## Task goal
Can you transcribe the data exactly? Leave the pictures out.

## Supplied information

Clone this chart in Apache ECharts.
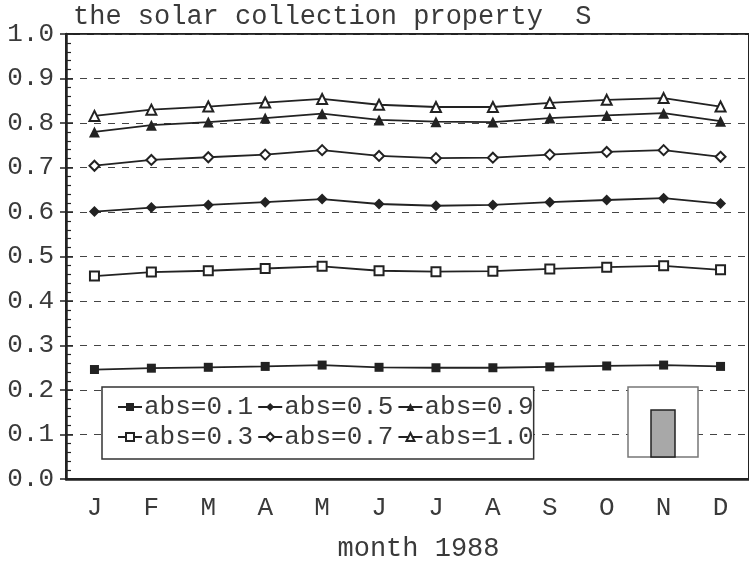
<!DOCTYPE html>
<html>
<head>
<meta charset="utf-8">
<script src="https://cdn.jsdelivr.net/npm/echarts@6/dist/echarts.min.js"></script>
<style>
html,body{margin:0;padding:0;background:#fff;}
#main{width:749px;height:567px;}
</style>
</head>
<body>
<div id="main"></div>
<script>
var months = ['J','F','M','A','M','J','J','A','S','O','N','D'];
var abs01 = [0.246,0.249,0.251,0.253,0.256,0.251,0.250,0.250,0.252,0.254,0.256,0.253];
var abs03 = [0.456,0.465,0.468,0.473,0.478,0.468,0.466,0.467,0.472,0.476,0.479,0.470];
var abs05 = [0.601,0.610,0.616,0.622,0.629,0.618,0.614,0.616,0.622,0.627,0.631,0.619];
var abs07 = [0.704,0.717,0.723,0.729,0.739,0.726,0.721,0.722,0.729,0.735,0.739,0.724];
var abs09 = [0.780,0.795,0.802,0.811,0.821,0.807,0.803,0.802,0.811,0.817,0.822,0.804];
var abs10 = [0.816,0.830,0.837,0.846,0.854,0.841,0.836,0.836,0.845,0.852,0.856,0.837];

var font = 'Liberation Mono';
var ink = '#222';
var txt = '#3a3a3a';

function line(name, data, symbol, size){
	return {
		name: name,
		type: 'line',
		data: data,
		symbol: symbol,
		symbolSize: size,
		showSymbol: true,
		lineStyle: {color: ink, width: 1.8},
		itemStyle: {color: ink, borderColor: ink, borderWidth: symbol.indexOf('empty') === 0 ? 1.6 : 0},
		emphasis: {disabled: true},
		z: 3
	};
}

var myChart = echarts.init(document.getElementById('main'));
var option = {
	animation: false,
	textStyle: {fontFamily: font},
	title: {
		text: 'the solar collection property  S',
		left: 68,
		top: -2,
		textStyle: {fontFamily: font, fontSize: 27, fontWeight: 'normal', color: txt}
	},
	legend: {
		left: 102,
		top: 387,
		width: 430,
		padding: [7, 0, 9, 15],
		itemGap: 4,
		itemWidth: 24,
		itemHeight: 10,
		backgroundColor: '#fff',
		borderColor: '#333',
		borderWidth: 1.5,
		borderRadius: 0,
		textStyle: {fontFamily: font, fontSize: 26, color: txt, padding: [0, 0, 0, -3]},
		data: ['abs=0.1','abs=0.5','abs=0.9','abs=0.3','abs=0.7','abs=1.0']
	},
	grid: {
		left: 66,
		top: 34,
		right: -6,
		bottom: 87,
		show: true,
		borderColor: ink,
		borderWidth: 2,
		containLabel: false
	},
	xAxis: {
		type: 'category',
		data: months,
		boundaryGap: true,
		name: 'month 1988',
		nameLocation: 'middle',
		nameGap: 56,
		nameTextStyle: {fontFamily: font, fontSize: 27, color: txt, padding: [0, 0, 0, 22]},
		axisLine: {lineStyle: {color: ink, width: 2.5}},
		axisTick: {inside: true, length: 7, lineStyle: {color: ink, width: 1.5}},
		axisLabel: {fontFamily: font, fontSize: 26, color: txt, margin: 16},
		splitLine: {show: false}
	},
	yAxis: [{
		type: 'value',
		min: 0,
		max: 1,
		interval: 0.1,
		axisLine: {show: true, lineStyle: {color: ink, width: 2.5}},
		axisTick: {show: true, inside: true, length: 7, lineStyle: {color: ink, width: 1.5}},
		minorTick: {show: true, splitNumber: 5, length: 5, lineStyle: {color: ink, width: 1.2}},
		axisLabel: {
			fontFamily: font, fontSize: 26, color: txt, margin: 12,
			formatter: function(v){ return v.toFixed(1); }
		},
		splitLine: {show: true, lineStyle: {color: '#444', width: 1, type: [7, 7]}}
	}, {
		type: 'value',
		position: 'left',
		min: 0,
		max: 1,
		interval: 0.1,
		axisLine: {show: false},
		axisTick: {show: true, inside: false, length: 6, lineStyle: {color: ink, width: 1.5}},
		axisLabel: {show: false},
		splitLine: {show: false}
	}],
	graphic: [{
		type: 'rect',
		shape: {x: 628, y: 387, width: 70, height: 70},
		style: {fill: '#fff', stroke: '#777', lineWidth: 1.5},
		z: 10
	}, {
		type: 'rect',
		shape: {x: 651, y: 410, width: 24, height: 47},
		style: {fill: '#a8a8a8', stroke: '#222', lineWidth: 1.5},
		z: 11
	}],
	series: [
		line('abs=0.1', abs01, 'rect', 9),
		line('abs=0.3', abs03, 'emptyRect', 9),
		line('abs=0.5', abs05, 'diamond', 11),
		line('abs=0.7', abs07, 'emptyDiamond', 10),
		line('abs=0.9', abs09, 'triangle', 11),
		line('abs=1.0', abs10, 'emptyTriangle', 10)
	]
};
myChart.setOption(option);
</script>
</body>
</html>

## Reply
Clone this chart in Apache ECharts.
<!DOCTYPE html>
<html>
<head>
<meta charset="utf-8">
<script src="https://cdn.jsdelivr.net/npm/echarts@6/dist/echarts.min.js"></script>
<style>
html,body{margin:0;padding:0;background:#fff;}
#main{width:749px;height:567px;}
</style>
</head>
<body>
<div id="main"></div>
<script>
var months = ['J','F','M','A','M','J','J','A','S','O','N','D'];
var abs01 = [0.246,0.249,0.251,0.253,0.256,0.251,0.250,0.250,0.252,0.254,0.256,0.253];
var abs03 = [0.456,0.465,0.468,0.473,0.478,0.468,0.466,0.467,0.472,0.476,0.479,0.470];
var abs05 = [0.601,0.610,0.616,0.622,0.629,0.618,0.614,0.616,0.622,0.627,0.631,0.619];
var abs07 = [0.704,0.717,0.723,0.729,0.739,0.726,0.721,0.722,0.729,0.735,0.739,0.724];
var abs09 = [0.780,0.795,0.802,0.811,0.821,0.807,0.803,0.802,0.811,0.817,0.822,0.804];
var abs10 = [0.816,0.830,0.837,0.846,0.854,0.841,0.836,0.836,0.845,0.852,0.856,0.837];

var font = 'Liberation Mono';
var ink = '#222';
var txt = '#3a3a3a';

function line(name, data, symbol, size){
	return {
		name: name,
		type: 'line',
		data: data,
		symbol: symbol,
		symbolSize: size,
		showSymbol: true,
		lineStyle: {color: ink, width: 1.8},
		itemStyle: {color: ink, borderColor: ink, borderWidth: symbol.indexOf('empty') === 0 ? 1.6 : 0},
		emphasis: {disabled: true},
		z: 3
	};
}

var myChart = echarts.init(document.getElementById('main'));
var option = {
	animation: false,
	textStyle: {fontFamily: font},
	title: {
		text: 'the solar collection property  S',
		left: 68,
		top: -2,
		textStyle: {fontFamily: font, fontSize: 27, fontWeight: 'normal', color: txt}
	},
	legend: {
		left: 102,
		top: 387,
		width: 430,
		padding: [7, 0, 9, 15],
		itemGap: 4,
		itemWidth: 24,
		itemHeight: 10,
		backgroundColor: '#fff',
		borderColor: '#333',
		borderWidth: 1.5,
		borderRadius: 0,
		textStyle: {fontFamily: font, fontSize: 26, color: txt, padding: [0, 0, 0, -3]},
		data: ['abs=0.1','abs=0.5','abs=0.9','abs=0.3','abs=0.7','abs=1.0']
	},
	grid: {
		left: 66,
		top: 34,
		right: -6,
		bottom: 87,
		show: true,
		borderColor: ink,
		borderWidth: 2,
		containLabel: false
	},
	xAxis: {
		type: 'category',
		data: months,
		boundaryGap: true,
		name: 'month 1988',
		nameLocation: 'middle',
		nameGap: 56,
		nameTextStyle: {fontFamily: font, fontSize: 27, color: txt, padding: [0, 0, 0, 22]},
		axisLine: {lineStyle: {color: ink, width: 2.5}},
		axisTick: {inside: true, length: 7, lineStyle: {color: ink, width: 1.5}},
		axisLabel: {fontFamily: font, fontSize: 26, color: txt, margin: 16},
		splitLine: {show: false}
	},
	yAxis: [{
		type: 'value',
		min: 0,
		max: 1,
		interval: 0.1,
		axisLine: {show: true, lineStyle: {color: ink, width: 2.5}},
		axisTick: {show: true, inside: true, length: 7, lineStyle: {color: ink, width: 1.5}},
		minorTick: {show: true, splitNumber: 5, length: 5, lineStyle: {color: ink, width: 1.2}},
		axisLabel: {
			fontFamily: font, fontSize: 26, color: txt, margin: 12,
			formatter: function(v){ return v.toFixed(1); }
		},
		splitLine: {show: true, lineStyle: {color: '#444', width: 1, type: [7, 7]}}
	}, {
		type: 'value',
		position: 'left',
		min: 0,
		max: 1,
		interval: 0.1,
		axisLine: {show: false},
		axisTick: {show: true, inside: false, length: 6, lineStyle: {color: ink, width: 1.5}},
		axisLabel: {show: false},
		splitLine: {show: false}
	}],
	graphic: [{
		type: 'rect',
		shape: {x: 628, y: 387, width: 70, height: 70},
		style: {fill: '#fff', stroke: '#777', lineWidth: 1.5},
		z: 10
	}, {
		type: 'rect',
		shape: {x: 651, y: 410, width: 24, height: 47},
		style: {fill: '#a8a8a8', stroke: '#222', lineWidth: 1.5},
		z: 11
	}],
	series: [
		line('abs=0.1', abs01, 'rect', 9),
		line('abs=0.3', abs03, 'emptyRect', 9),
		line('abs=0.5', abs05, 'diamond', 11),
		line('abs=0.7', abs07, 'emptyDiamond', 10),
		line('abs=0.9', abs09, 'triangle', 11),
		line('abs=1.0', abs10, 'emptyTriangle', 10)
	]
};
myChart.setOption(option);
</script>
</body>
</html>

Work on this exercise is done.